O palco de um verão imaginado e jamais existente em qualquer possível futuro. As estrelas, partículas de magia que bailam quando ninguém olha para elas, são, naquele momento, a única presença desejada. Libertação. As roupas são deixadas no chão e o corpo mergulha. A suavidade do toque gélido do oceano em contacto com a pele tem travos de fascínio. Escuridão. Quanto tempo se aguenta debaixo de água? Imobilidade. Final à vista. Quanto tempo o corpo é capaz de se manter imóvel numa massa onde o calor é uma utopia? De súbito a leve música, e tochas ardendo sobre a praia. Uma luz laranja invadindo o local, o travo do sonho na totalidade do seu esplendor. No areal, o sorriso a quem toda a vida foi entregue. O corpo que sai de água e se move em câmara lenta. O beijo maior que as constelações, onde o filme acaba.

O regresso ao local, depois de um tempo que pareceram séculos. É o mesmo cenário, repisado e percorrido. Afinal nunca houve a noite, o sonho, o beijo e o sorriso. Tudo o que existe à volta é afinal o gasto palco de uma solidão desmesurada, que agora assiste a uma forma humana deitada na areia, banhando com as lágrimas o toque acre do solo, e o vento seco que fustiga tudo. As nuvens cobrem o céu. A tempestade abate-se. As roupas abatem-se. As ondas do mar explodem. Ele explode. O mar parte. Ele fica. O mundo vive. Ele morre.

quinta-feira, agosto 19, 2004



One breath away
from Mother Oceania
Your nimble feet make prints
in my sands

you have done
good for yourselves since
you left my wet embrace
and crawled ashore

Every Boy
Is a snake
Is a lily
Every pearl
is a lynx
is a girl

Sweet like harmony
made into flesh
Oh, you dance by my side
children sublime

you show me continents
I see the islands
you count the centuries
I blink my eyes

Hawks and Sparrows
race in my waters
stingrays are floating
across the sky

little ones
my sons and my daughters
Oh, your sweat is salty
I am why
I am why
I am why
Your sweat is salty
I am why
I am why
I am why.

quarta-feira, agosto 18, 2004

Aqui

Chega-te a mim, pequena chama de vela tímida, aqui onde a luz é apenas um pormenor, onde o vento não tem espaço e onde as minhas mãos te protegerão até ao momento em que a vida as deixar de sustentar. Aconchega-te, traço de luminosidade que desponta, vislumbra o espaço à tua volta e descansa finalmente, deixar-te-ei dormir o sono de quem lutou como se lutasse contra uma miragem, contra as ilusões de que são feitos os sonhos. Fica, episódio brilhante que ilumina tudo em seu redor, de ti pedir-te-ei o calor, o alento, o sorriso, o sentido do momento e a redenção pelos anos aguardada. Parte agora, estrela cadente que me ofusca, deixar-me-ás porque já não há sentido em que permaneças comigo. O mundo lá fora é teu e fui apenas um dos teus degraus.

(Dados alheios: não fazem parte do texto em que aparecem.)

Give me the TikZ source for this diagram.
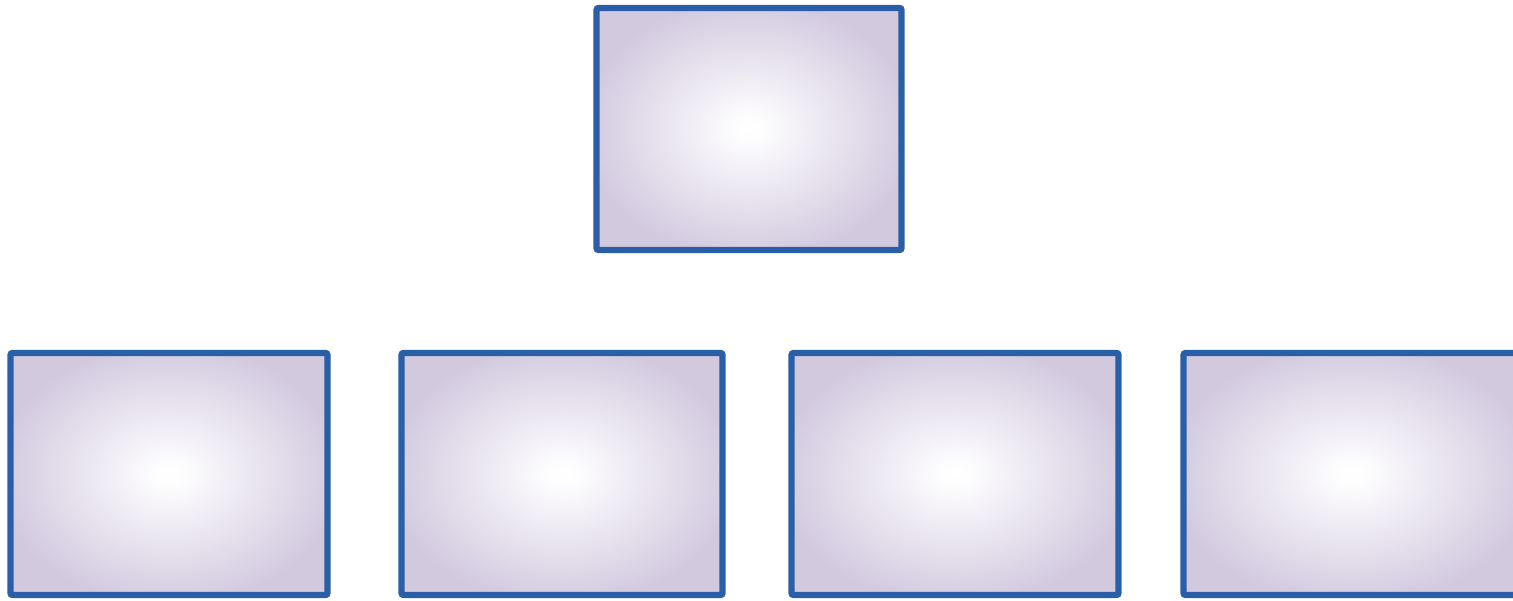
\documentclass[tikz,border=0pt]{standalone}
\usetikzlibrary{positioning}
\definecolor{boxLine}{HTML}{2A5FA8}
\definecolor{boxFill}{HTML}{D2C9DF}
\pgfdeclareradialshading{boxglow}{\pgfpoint{0bp}{0bp}}{%
  color(0bp)=(white); color(2bp)=(white!97!boxFill); color(27bp)=(boxFill); color(50bp)=(boxFill)}

\begin{document}
\begin{tikzpicture}[box/.style={draw=boxLine, line width=1.8pt, rounded corners=0.6pt,
    shading=boxglow, inner sep=0pt, minimum height=2.42cm}]
  \useasboundingbox (0,0) rectangle (15.13,6);
  \clip (0,0) rectangle (15.13,6);
  % top box
  \node[box, minimum width=3.05cm] (top) at (7.49,4.71) {};
  % bottom row, left to right
  \node[box, minimum width=3.17cm] (b1) at (1.69,1.26) {};
  \node[box, minimum width=3.21cm] (b2) at (5.62,1.26) {};
  \node[box, minimum width=3.27cm] (b3) at (9.55,1.26) {};
  \node[box, minimum width=3.36cm] (b4) at (13.515,1.26) {};
\end{tikzpicture}
\end{document}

sexta-feira, agosto 13, 2004

Do hoje que será um dia ontem crio passos, movimentos mudos de animal astuto mas cego, e fundamento na minha própria teoria a lógica em que baseio todos os percursos. Circundo hipóteses, rastejando como se me escondesse de quem não me vê todavia, e persigo miragens, ténues pontes entre realidade e ficção. Tudo o que escrevo parecem gotas que caem num balde sem fundo, sem o tilintar que as torna vivas, que me fazem saber que elas atingiram um fim. Agora cintilo numa explosão abafada, riso triste de criança por dentro, asas de uma nave que não controlo. Penso na beleza escondida em cada momento, na hipótese de amanhã poder ser para sempre memória. Um rasgo de esperança invade-me, minúsculo, tímido, prestes a ser desintegrado pelas paredes desmoronantes que sobre ele se abatem. Mas até lá, apenas das minhas acções poderá vir tal pretexto para uma realização que me mude por dentro, que me faça sentir finalmente alguém, uma pessoa com um propósito, um caminhante com um destino. Mas apenas num futuro que não vislumbro, apenas numa saudade que não existe.